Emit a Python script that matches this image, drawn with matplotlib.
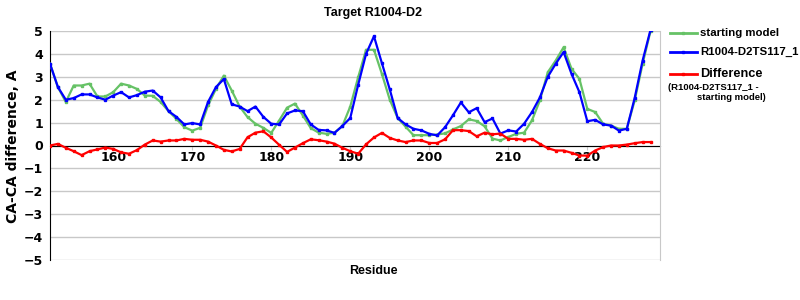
import numpy as np
import matplotlib
matplotlib.use("Agg")
import matplotlib.pyplot as plt
from matplotlib.lines import Line2D

# ---------------------------------------------------------------------------
# Data
# ---------------------------------------------------------------------------
residues = list(range(152, 229))

starting_model = [
    3.57, 2.55, 1.90, 2.62, 2.62, 2.70, 2.14, 2.14, 2.33, 2.70,
    2.62, 2.47, 2.18, 2.17, 1.90, 1.50, 1.16, 0.80, 0.65, 0.77,
    1.75, 2.47, 3.05, 2.40, 1.70, 1.24, 0.95, 0.77, 0.55, 1.09,
    1.65, 1.83, 1.31, 0.76, 0.56, 0.51, 0.56, 0.85, 1.70, 2.98,
    4.18, 4.18, 3.13, 2.00, 1.20, 0.82, 0.45, 0.45, 0.45, 0.48,
    0.53, 0.70, 0.85, 1.14, 1.07, 0.84, 0.30, 0.22, 0.37, 0.51,
    0.56, 1.10, 1.97, 3.20, 3.71, 4.29, 3.35, 2.91, 1.60, 1.46,
    0.95, 0.87, 0.73, 0.73, 1.97, 3.57, 5.00,
]

model_ts117 = [
    3.57, 2.55, 2.00, 2.07, 2.23, 2.23, 2.10, 2.00, 2.18, 2.33,
    2.10, 2.20, 2.35, 2.40, 2.10, 1.50, 1.25, 0.92, 0.98, 0.92,
    1.90, 2.55, 2.90, 1.80, 1.70, 1.50, 1.70, 1.25, 0.95, 0.92,
    1.40, 1.53, 1.50, 0.92, 0.68, 0.66, 0.55, 0.85, 1.20, 2.65,
    4.00, 4.77, 3.60, 2.45, 1.20, 0.92, 0.73, 0.66, 0.51, 0.44,
    0.80, 1.32, 1.88, 1.45, 1.63, 1.02, 1.18, 0.52, 0.66, 0.61,
    0.95, 1.46, 2.10, 3.00, 3.57, 4.08, 3.13, 2.33, 1.06, 1.12,
    0.92, 0.87, 0.65, 0.73, 2.08, 3.71, 5.05,
]

difference = [
    0.00, 0.07, -0.10, -0.25, -0.42, -0.25, -0.17, -0.09, -0.15, -0.30,
    -0.36, -0.20, 0.04, 0.22, 0.17, 0.22, 0.22, 0.29, 0.25, 0.25,
    0.17, 0.00, -0.19, -0.26, -0.15, 0.36, 0.56, 0.62, 0.35, 0.03,
    -0.28, -0.09, 0.10, 0.27, 0.23, 0.17, 0.08, -0.10, -0.25, -0.36,
    0.05, 0.35, 0.55, 0.33, 0.22, 0.15, 0.22, 0.22, 0.11, 0.11,
    0.27, 0.67, 0.67, 0.63, 0.40, 0.56, 0.49, 0.52, 0.29, 0.29,
    0.25, 0.29, 0.07, -0.12, -0.22, -0.22, -0.32, -0.44, -0.44, -0.22,
    -0.07, 0.00, 0.00, 0.04, 0.10, 0.15, 0.15,
]

x_ticks = [160, 170, 180, 190, 200, 210, 220]
y_ticks = [-5, -4, -3, -2, -1, 0, 1, 2, 3, 4, 5]

GREEN = "#66c266"
BLUE = "#0000ff"
RED = "#ff0000"
GRID = "#c8c8c8"

W, H = 800, 300


def fx(px):
    return px / W


def fy(py):
    return 1 - py / H


fig = plt.figure(figsize=(8, 3), dpi=100)
ax = fig.add_axes([fx(50), fy(260), fx(660) - fx(50), fy(31) - fy(260)])

for vals, col in [(starting_model, GREEN), (model_ts117, BLUE), (difference, RED)]:
    ax.plot(residues, vals, color=col, lw=1.6, marker="s", ms=1.6,
            mec=col, mfc=col, zorder=3)

ax.set_xlim(152, 229.2)
ax.set_ylim(-5, 5)
ax.set_yticks(y_ticks)
ax.set_xticks(x_ticks)
ax.yaxis.grid(True, color=GRID, lw=1)
ax.set_axisbelow(True)

ax.spines["top"].set_visible(False)
ax.spines["right"].set_color(GRID)
ax.spines["left"].set_color("black")
ax.spines["bottom"].set_position(("data", 0))
ax.spines["bottom"].set_color("black")
ax.spines["bottom"].set_zorder(2)

ax.tick_params(axis="x", length=3, color=GRID, pad=1, labelsize=9)
ax.tick_params(axis="y", length=0, pad=5, labelsize=9)
for lab in ax.get_xticklabels() + ax.get_yticklabels():
    lab.set_fontweight("bold")
    lab.set_family("DejaVu Sans")

fig.text(fx(373), fy(13), "Target R1004-D2", ha="center", va="center",
         fontsize=9, fontweight="bold", family="Liberation Sans")
fig.text(fx(373), fy(271), "Residue", ha="center", va="center",
         fontsize=9, fontweight="bold", family="Liberation Sans")
fig.text(fx(13), fy(146), "CA-CA difference, A", ha="center", va="center",
         rotation=90, fontsize=10, fontweight="bold", family="DejaVu Sans")

# legend drawn by hand to mimic the original layout
legend_rows = [
    (33, GREEN, "starting model", 8.2),
    (52, BLUE, "R1004-D2TS117_1", 8.2),
    (74, RED, "Difference", 9.2),
]
for py, col, text, size in legend_rows:
    fig.add_artist(Line2D([fx(670), fx(697)], [fy(py), fy(py)], color=col, lw=2))
    fig.add_artist(Line2D([fx(683)], [fy(py)], color=col, marker="s", ms=1.6))
    fig.text(fx(700), fy(py), text, ha="left", va="center", fontsize=size,
             fontweight="bold", family="Liberation Sans")
fig.text(fx(668), fy(88), "(R1004-D2TS117_1 -", ha="left", va="center",
         fontsize=6.8, fontweight="bold", family="Liberation Sans")
fig.text(fx(697), fy(98), "starting model)", ha="left", va="center",
         fontsize=6.8, fontweight="bold", family="Liberation Sans")

fig.savefig("out.png", dpi=100)
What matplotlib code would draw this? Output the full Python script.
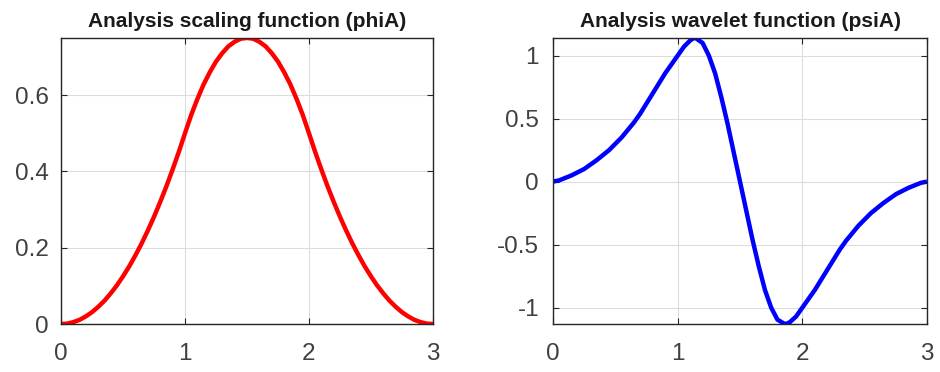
import matplotlib.pyplot as plt

plt.rcParams['font.family'] = ['Liberation Sans', 'DejaVu Sans']

# scaling function phiA
phi_x = [0.0, 0.05, 0.1, 0.15, 0.2, 0.25, 0.3, 0.35, 0.4, 0.45, 0.5, 0.55, 0.6, 0.65, 0.7, 0.75,
         0.8, 0.85, 0.9, 0.95, 1.0, 1.05, 1.1, 1.15, 1.2, 1.25, 1.3, 1.35, 1.4, 1.45, 1.5,
         1.55, 1.6, 1.65, 1.7, 1.75, 1.8, 1.85, 1.9, 1.95, 2.0, 2.05, 2.1, 2.15, 2.2, 2.25,
         2.3, 2.35, 2.4, 2.45, 2.5, 2.55, 2.6, 2.65, 2.7, 2.75, 2.8, 2.85, 2.9, 2.95, 3.0]
phi_y = [0.0, 0.001, 0.005, 0.011, 0.02, 0.031, 0.045, 0.061, 0.08, 0.101, 0.125, 0.151, 0.18, 0.211, 0.245, 0.281,
         0.32, 0.361, 0.405, 0.451, 0.5, 0.548, 0.59, 0.628, 0.66, 0.688, 0.71, 0.728, 0.74, 0.748, 0.75,
         0.748, 0.74, 0.728, 0.71, 0.688, 0.66, 0.628, 0.59, 0.548, 0.5, 0.451, 0.405, 0.361, 0.32, 0.281,
         0.245, 0.211, 0.18, 0.151, 0.125, 0.101, 0.08, 0.061, 0.045, 0.031, 0.02, 0.011, 0.005, 0.001, 0.0]

# wavelet function psiA
psi_x = [0.0, 0.05, 0.1, 0.15, 0.2, 0.25, 0.3, 0.35, 0.4, 0.45, 0.5, 0.55, 0.6, 0.65, 0.7, 0.75,
         0.8, 0.85, 0.9, 0.95, 1.0, 1.05, 1.1, 1.13, 1.15, 1.2, 1.25, 1.3, 1.35, 1.4, 1.45, 1.5,
         1.55, 1.6, 1.65, 1.7, 1.75, 1.8, 1.85, 1.87, 1.9, 1.95, 2.0, 2.05, 2.1, 2.15, 2.2, 2.25,
         2.3, 2.35, 2.4, 2.45, 2.5, 2.55, 2.6, 2.65, 2.7, 2.75, 2.8, 2.85, 2.9, 2.95, 3.0]
psi_y = [0.0, 0.01, 0.03, 0.05, 0.075, 0.10, 0.135, 0.17, 0.21, 0.25, 0.30, 0.35, 0.41, 0.47, 0.54, 0.62,
         0.70, 0.78, 0.86, 0.93, 1.00, 1.07, 1.12, 1.14, 1.135, 1.10, 1.00, 0.86, 0.67, 0.46, 0.23, 0.0,
         -0.23, -0.46, -0.67, -0.86, -1.00, -1.095, -1.125, -1.13, -1.115, -1.07, -1.00, -0.93, -0.86, -0.78, -0.70, -0.62,
         -0.54, -0.47, -0.41, -0.35, -0.30, -0.25, -0.21, -0.17, -0.135, -0.10, -0.075, -0.05, -0.03, -0.01, 0.0]

fig = plt.figure(figsize=(9.4, 3.72), dpi=100)
ax1 = fig.add_axes([0.0649, 0.129, 0.3957, 0.769])
ax2 = fig.add_axes([0.5883, 0.129, 0.3979, 0.769])


def style(ax, title, xt, yt, ylab, ypad):
    ax.set_title(title, fontsize=15, fontweight='bold', color='#1a1a1a', pad=8)
    ax.set_xlim(0, 3)
    ax.set_xticks(xt)
    ax.set_yticks(yt)
    ax.set_yticklabels(ylab)
    ax.grid(True, color='#dcdcdc', lw=0.8)
    ax.set_axisbelow(True)
    ax.tick_params(direction='in', length=4, width=0.8, color='#262626',
                   top=True, right=True, labelsize=17.5, labelcolor='#404040')
    ax.tick_params(axis='x', pad=14)
    ax.tick_params(axis='y', pad=ypad)
    for s in ax.spines.values():
        s.set_color('#262626')
        s.set_linewidth(1.0)


ax1.plot(phi_x, phi_y, color='#ff0000', lw=3.2, solid_capstyle='butt')
ax1.set_ylim(0, max(phi_y))
style(ax1, 'Analysis scaling function (phiA)', [0, 1, 2, 3], [0, 0.2, 0.4, 0.6],
      ['0', '0.2', '0.4', '0.6'], 9)

ax2.plot(psi_x, psi_y, color='#0000ff', lw=3.2, solid_capstyle='butt')
ax2.set_ylim(min(psi_y), max(psi_y))
style(ax2, 'Analysis wavelet function (psiA)', [0, 1, 2, 3], [-1, -0.5, 0, 0.5, 1],
      ['-1', '-0.5', '0', '0.5', '1'], 10)

fig.savefig('out.png', dpi=100)
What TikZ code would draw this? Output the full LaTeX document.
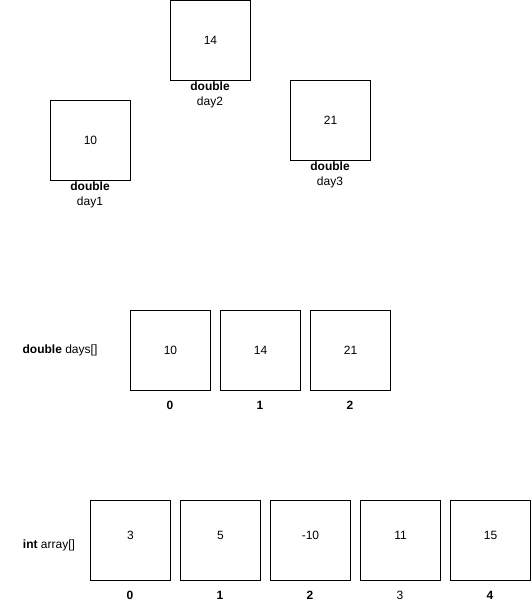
\documentclass[tikz,border=0pt]{standalone}
\usepackage{fontspec}
\setmainfont{Liberation Sans}
\begin{document}
\begin{tikzpicture}[x=1pt,y=-1pt,
  cell/.style={draw=black,line width=1pt,outer sep=0pt,minimum width=80pt,minimum height=80pt,inner sep=0pt,anchor=north west,font=\fontsize{12}{14}\selectfont},
  lbl/.style={inner sep=0pt,font=\fontsize{12}{15}\selectfont,align=center},
  idx/.style={inner sep=0pt,font=\fontsize{12}{14}\selectfont\bfseries}]
\useasboundingbox[fill=white] (0,0) rectangle (531,611);
% single variables
\node[cell] (d2) at (170.5,0.5) {14};
\node[lbl] (d2l) at (210,95) {\textbf{double}\\day2};
\node[cell] (d1) at (50.5,100.5) {10};
\node[lbl] (d1l) at (90,195) {\textbf{double}\\day1};
\node[cell] (d3) at (290.5,80.5) {21};
\node[lbl] (d3l) at (330,175) {\textbf{double}\\day3};
% double array
\node[lbl] (dname) at (60,350) {\textbf{double} days[]};
\node[cell] (a0) at (130.5,310.5) {10};
\node[cell] (a1) at (220.5,310.5) {14};
\node[cell] (a2) at (310.5,310.5) {21};
\node[idx] (i0) at (170,405) {0};
\node[idx] (i1) at (260,405) {1};
\node[idx] (i2) at (350,405) {2};
% int array
\node[lbl] (iname) at (49,545) {\textbf{int} array[]};
\node[cell,text depth=10pt] (b0) at (90.5,500.5) {3};
\node[cell,text depth=10pt] (b1) at (180.5,500.5) {5};
\node[cell,text depth=10pt] (b2) at (270.5,500.5) {-10};
\node[cell,text depth=10pt] (b3) at (360.5,500.5) {11};
\node[cell,text depth=10pt] (b4) at (450.5,500.5) {15};
\node[idx] (j0) at (130,595) {0};
\node[idx] (j1) at (220,595) {1};
\node[idx] (j2) at (310,595) {2};
\node[lbl] (j3) at (400,595) {3};
\node[idx] (j4) at (490,595) {4};
\end{tikzpicture}
\end{document}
--- --- ---
Looking at the data above, show all lines where the word "matplotlib" occurs.

Emit a Python script that matches this image, drawn with matplotlib.
import matplotlib
matplotlib.use("Agg")
import matplotlib.pyplot as plt
from matplotlib.lines import Line2D
What matplotlib code would draw this? Output the full Python script.
import matplotlib.pyplot as plt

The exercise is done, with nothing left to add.